Friday, June 30, 2017

Dominion


Today's game review is of the 2008 release, Dominion.  For 2-4 players, it takes 30 minutes.

Overview
Dominion is a deck building game, where you start with a small deck of weak cards (your dominion), but add more powerful ones as the game progresses.  Some cards have abilities or resources that will help you on the way.  Ultimately, your deck will need the most victory points (provided by victory cards), but to obtain those, you'll need kingdom cards and treasure cards.  Some examples of kingdom cards are below.
image from here

Simplified Gameplay
Set up rows of cards as described in the rules (see example below).  These are supply piles, and the game ends when any 3 are empty (or the supply pile of province cards is empty).
image from here

Each player starts with 10 cards (7 coppers and 3 estates).  Shuffle them and draw 5 to form your opening hand.  On your turn, you do three things:
A) Action: play an action card (a kingdom card that says "action" at the bottom)
B) Buy: buy a card (gain one card from the supply by playing cards to pay its cost)
C) Clean-up: discard (your hand, played cards, and cards obtained this round), and draw 5 new cards.
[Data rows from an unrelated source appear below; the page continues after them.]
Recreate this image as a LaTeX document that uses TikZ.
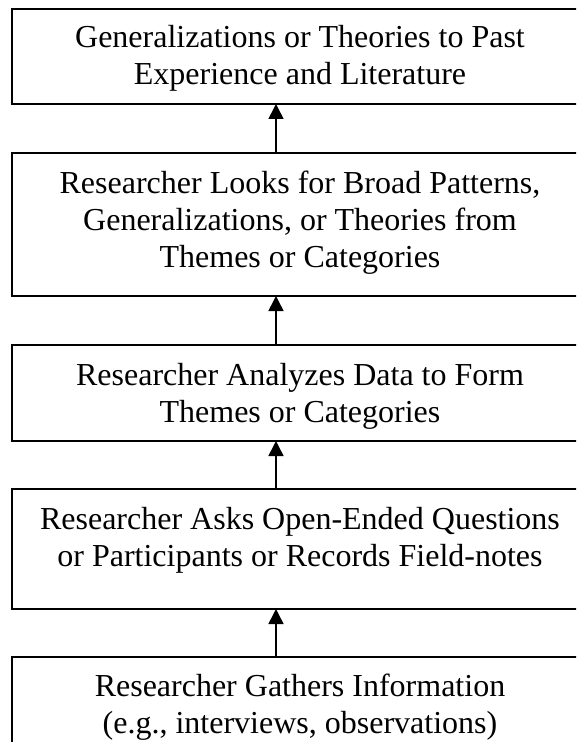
\documentclass[tikz,border=0pt]{standalone}
\usepackage{fontspec}
\setmainfont{Liberation Serif}
\usetikzlibrary{arrows.meta}
\begin{document}
\begin{tikzpicture}[x=1pt,y=-1pt,
  stage/.style={draw=black, line width=2pt, rectangle, inner sep=0pt, outer sep=0pt, minimum width=576pt},
  caption/.style={anchor=base, inner sep=0pt, font=\fontsize{32}{37}\selectfont},
  flow/.style={line width=1.6pt, -{Triangle[width=15pt,length=15pt]}}]
\useasboundingbox (0,0) rectangle (576,749);
\clip (0,0) rectangle (576,741);
% stage frames (the frames run past the right edge)
\node[stage, minimum height=95pt]  (b1) at (300,56.5) {};
\node[stage, minimum height=143pt] (b2) at (300,224.5) {};
\node[stage, minimum height=96pt]  (b3) at (300,393) {};
\node[stage, minimum height=120pt] (b4) at (300,549) {};
\node[stage, minimum height=113pt] (b5) at (300,713.5) {};
% stage texts, first baseline given
\node[caption] (t1) at (300,48) {\begin{tabular}[t]{@{}c@{}}Generalizations or Theories to Past\\Experience and Literature\end{tabular}};
\node[caption] (t2) at (300,193) {\begin{tabular}[t]{@{}c@{}}Researcher Looks for Broad Patterns,\\Generalizations, or Theories from\\Themes or Categories\end{tabular}};
\node[caption] (t3) at (300,385) {\begin{tabular}[t]{@{}c@{}}Researcher Analyzes Data to Form\\Themes or Categories\end{tabular}};
\node[caption] (t4) at (300,529) {\begin{tabular}[t]{@{}c@{}}Researcher Asks Open-Ended Questions\\or Participants or Records Field-notes\end{tabular}};
\node[caption] (t5) at (300,696) {\begin{tabular}[t]{@{}c@{}}Researcher Gathers Information\\(e.g., interviews, observations)\end{tabular}};
% upward arrows
\coordinate (ax) at (276,0);
\draw[flow] (b5.north -| ax) -- (b4.south -| ax);
\draw[flow] (b4.north -| ax) -- (b3.south -| ax);
\draw[flow] (b3.north -| ax) -- (b2.south -| ax);
\draw[flow] (b2.north -| ax) -- (b1.south -| ax);
\end{tikzpicture}
\end{document}
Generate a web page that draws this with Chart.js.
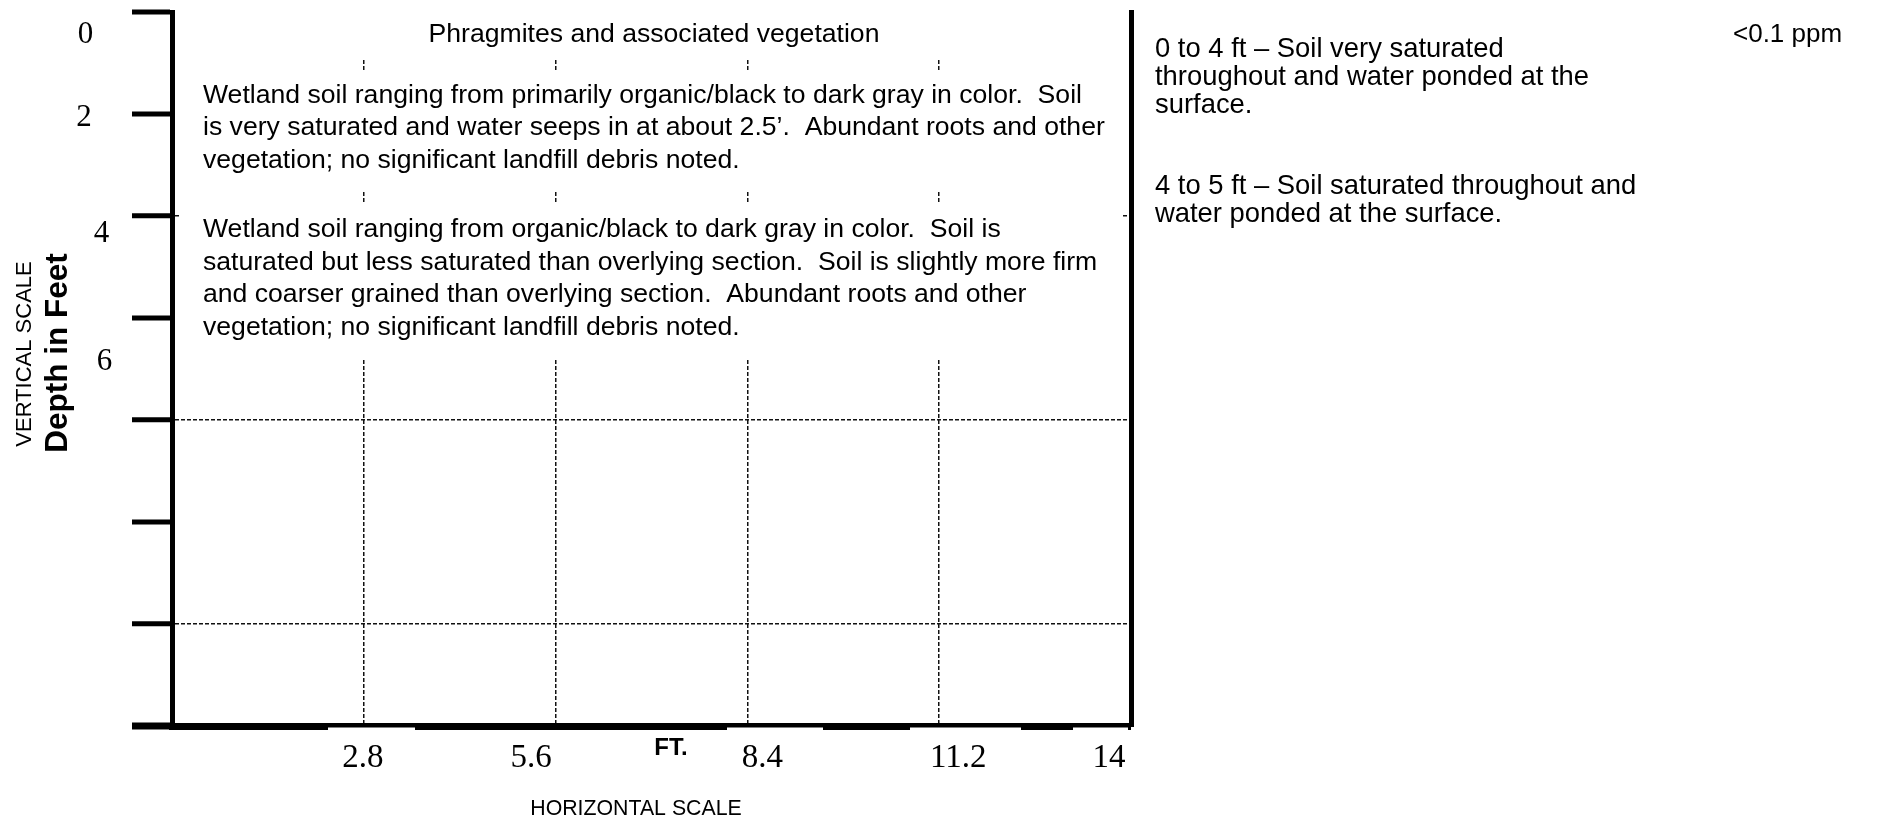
<!DOCTYPE html>
<html><head><meta charset="utf-8">
<script src="https://cdn.jsdelivr.net/npm/chart.js@4.4.0/dist/chart.umd.min.js"></script>
<style>html,body{margin:0;padding:0;background:#fff;overflow:hidden}#wrap{width:1892px;height:825px}</style>
</head><body><div id="wrap"><canvas id="c" width="1892" height="825"></canvas></div>
<script>
// ---------------- data ----------------
const depthTickValues = [0, 2, 4, 6, 8, 10, 12, 14];
const depthTickLabels = ['0', '2', '4', '6'];
const depthGridValues = [4, 8, 12];
const horizTickValues = [2.8, 5.6, 8.4, 11.2, 14];
const horizTickLabels = ['2.8', '5.6', '8.4', '11.2', '14'];
const surfaceNote = 'Phragmites and associated vegetation';
const layer1Lines = [
  'Wetland soil ranging from primarily organic/black to dark gray in color.  Soil',
  'is very saturated and water seeps in at about 2.5\u2019.  Abundant roots and other',
  'vegetation; no significant landfill debris noted.'
];
const layer2Lines = [
  'Wetland soil ranging from organic/black to dark gray in color.  Soil is',
  'saturated but less saturated than overlying section.  Soil is slightly more firm',
  'and coarser grained than overlying section.  Abundant roots and other',
  'vegetation; no significant landfill debris noted.'
];
const obsLayer1 = ['0 to 4 ft \u2013 Soil very saturated', 'throughout and water ponded at the', 'surface.'];
const obsLayer2 = ['4 to 5 ft \u2013 Soil saturated throughout and', 'water ponded at the surface.'];
const pidReading = '<0.1 ppm';

// ---------------- layout / style ----------------
const SANS = '"Liberation Sans", Arial, sans-serif';
const SERIF = '"Liberation Serif", "Times New Roman", serif';
const L = {
  bodyFont: '26.6px ' + SANS,
  obsFont: '27.4px ' + SANS,
  pidFont: '26px ' + SANS,
  lineGap: 32.6,
  whiteBoxes: [
    {x: 180, y: 0, w: 944, h: 60},
    {x: 180, y: 70, w: 944, h: 122},
    {x: 181, y: 203, w: 941, h: 155}
  ],
  surface: {x: 654, y: 42},
  layer1: {x: 203, y: 102.7},
  layer2: {x: 203, y: 237},
  obs1: {x: 1155, y: 57},
  obs2: {x: 1155, y: 194},
  obsGap: 27.8,
  pid: {x: 1733, y: 42},
  yLab: {font: '31px ' + SERIF, x: [85.5, 84, 101.5, 104.5], dy: [31, 12, 26, 52]},
  xLab: {font: '33px ' + SERIF, dx: [-1, -24.5, 15, 19, -22], y: 767},
  ft: {text: 'FT.', font: 'bold 24px ' + SANS, x: 671, y: 755},
  hTitle: {text: 'HORIZONTAL SCALE', font: '21.3px ' + SANS, x: 636, y: 815},
  vTitle1: {text: 'VERTICAL SCALE', font: '22px ' + SANS, x: 31, y: 354},
  vTitle2: {text: 'Depth in Feet', font: 'bold 31.5px ' + SANS, x: 67, y: 353},
  notches: [[328, 415], [727, 823], [910, 1021], [1073, 1128]],
  notchY: 727.5, notchH: 4
};

const drawPlugin = {
  id: 'boringLog',
  beforeDraw(chart) {
    const c = chart.ctx;
    c.save(); c.fillStyle = '#fff'; c.fillRect(0, 0, chart.width, chart.height); c.restore();
  },
  afterDraw(chart) {
    const c = chart.ctx;
    const xs = chart.scales.x, ys = chart.scales.y;
    c.save();
    c.fillStyle = '#fff';
    L.whiteBoxes.forEach(b => c.fillRect(b.x, b.y, b.w, b.h));
    L.notches.forEach(n => c.fillRect(n[0], L.notchY, n[1] - n[0], L.notchH));
    c.fillStyle = '#000';
    c.textBaseline = 'alphabetic';
    // body texts
    c.font = L.bodyFont;
    c.textAlign = 'center';
    c.fillText(surfaceNote, L.surface.x, L.surface.y);
    c.textAlign = 'left';
    layer1Lines.forEach((t, i) => c.fillText(t, L.layer1.x, L.layer1.y + i * L.lineGap));
    layer2Lines.forEach((t, i) => c.fillText(t, L.layer2.x, L.layer2.y + i * L.lineGap));
    c.font = L.obsFont;
    obsLayer1.forEach((t, i) => c.fillText(t, L.obs1.x, L.obs1.y + i * L.obsGap));
    obsLayer2.forEach((t, i) => c.fillText(t, L.obs2.x, L.obs2.y + i * L.obsGap));
    c.font = L.pidFont;
    c.fillText(pidReading, L.pid.x, L.pid.y);
    // depth labels
    c.font = L.yLab.font; c.textAlign = 'center';
    depthTickLabels.forEach((t, i) => {
      c.fillText(t, L.yLab.x[i], ys.getPixelForValue(depthTickValues[i]) + L.yLab.dy[i]);
    });
    // horizontal labels
    c.font = L.xLab.font;
    horizTickLabels.forEach((t, i) => {
      c.fillText(t, xs.getPixelForValue(horizTickValues[i]) + L.xLab.dx[i], L.xLab.y);
    });
    c.font = L.ft.font; c.fillText(L.ft.text, L.ft.x, L.ft.y);
    c.font = L.hTitle.font; c.fillText(L.hTitle.text, L.hTitle.x, L.hTitle.y);
    // rotated titles
    [L.vTitle1, L.vTitle2].forEach(tt => {
      c.save(); c.translate(tt.x, tt.y); c.rotate(-Math.PI / 2);
      c.font = tt.font; c.textAlign = 'center'; c.fillText(tt.text, 0, 0); c.restore();
    });
    c.restore();
  }
};

new Chart(document.getElementById('c'), {
  type: 'scatter',
  data: {datasets: []},
  options: {
    responsive: false, animation: false, devicePixelRatio: 1,
    layout: {padding: {left: 132, right: 761, top: 12, bottom: 99}},
    plugins: {legend: {display: false}, tooltip: {enabled: false}, title: {display: false}},
    scales: {
      x: {
        type: 'linear', position: 'bottom', min: 0, max: 14,
        afterBuildTicks: s => { s.ticks = [0, ...horizTickValues].map(v => ({value: v})); },
        ticks: {display: false},
        grid: {display: true, drawTicks: false, drawOnChartArea: true, color: '#111',
          lineWidth: c => (c.tick && c.tick.value > 0 && c.tick.value < 14) ? 1.5 : 0},
        border: {display: true, color: '#000', width: 7, dash: [4, 2]}
      },
      y: {
        type: 'linear', position: 'left', reverse: true, min: 0, max: 14,
        afterBuildTicks: s => { s.ticks = depthTickValues.map(v => ({value: v})); },
        ticks: {display: false},
        grid: {display: true, drawTicks: true, tickLength: 40, tickColor: '#000',
          tickWidth: c => (c.tick && c.tick.value === 14) ? 7 : 5,
          color: '#111',
          lineWidth: c => (c.tick && depthGridValues.includes(c.tick.value)) ? 1.5 : 0},
        border: {display: true, color: '#000', width: 5, dash: [4, 2]}
      },
      yR: {
        type: 'linear', position: 'right', reverse: true, min: 0, max: 14, display: true,
        ticks: {display: false}, grid: {display: false, drawTicks: false},
        border: {display: true, color: '#000', width: 5}
      }
    }
  },
  plugins: [drawPlugin]
});
</script></body></html>
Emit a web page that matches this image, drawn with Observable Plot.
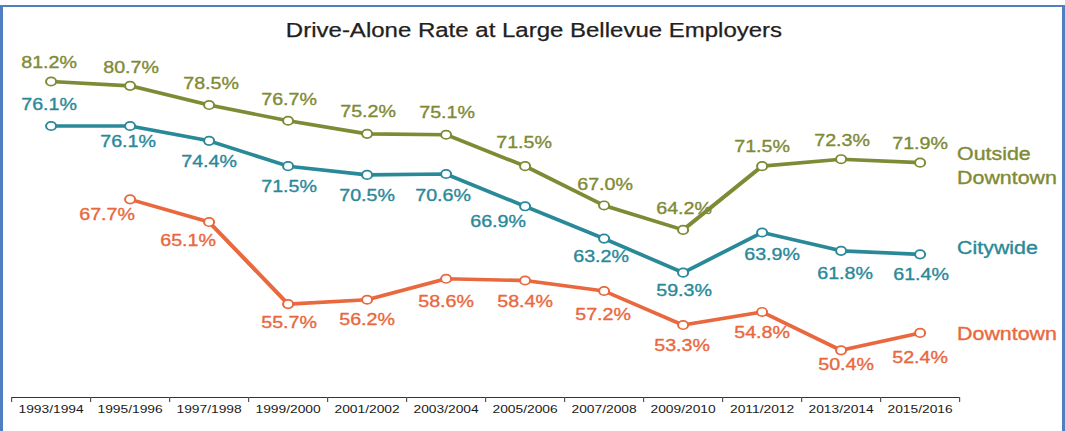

Your discard pile will be shuffled to form a new draw pile, which will increase as the game progresses.  In this manner your deck grows, and you'll see these cards repeatedly.  So plan carefully!  Some cards (like victory cards) are needed by game's end but dead weight early on (they don't help you play an action card or buy a card), so timing is important.  Since you get a hand of only 5 cards each round, you hope for both action and treasure cards to help obtain more powerful cards to build your dominion efficiently and effectively.

Review
This is a good game, and one of the most popular (in terms of number of reviews) on board game geek; it's a staple right up there with Catan and Carcassonne.  It has a CCG-like flavor to it, as you can build a customizable deck, but unlike a CCG (where the deck is built beforehand, using cards you own), here you're building the deck as the game progresses from a common supply (and you can vary the cards in the common supply, furthering the variety).  I like that customization ability, and there are several winning strategies, which makes for a different experience each time.  I give it only one ding: it feels less interactive than I'd prefer.  Most of the game, you're focused on building your own deck, and the only time you 'clash' with others is when you're going for the same cards in the supply.  (There are cards that affect others, too, but not too many in the games I played.)  Overall, though, this is a winner.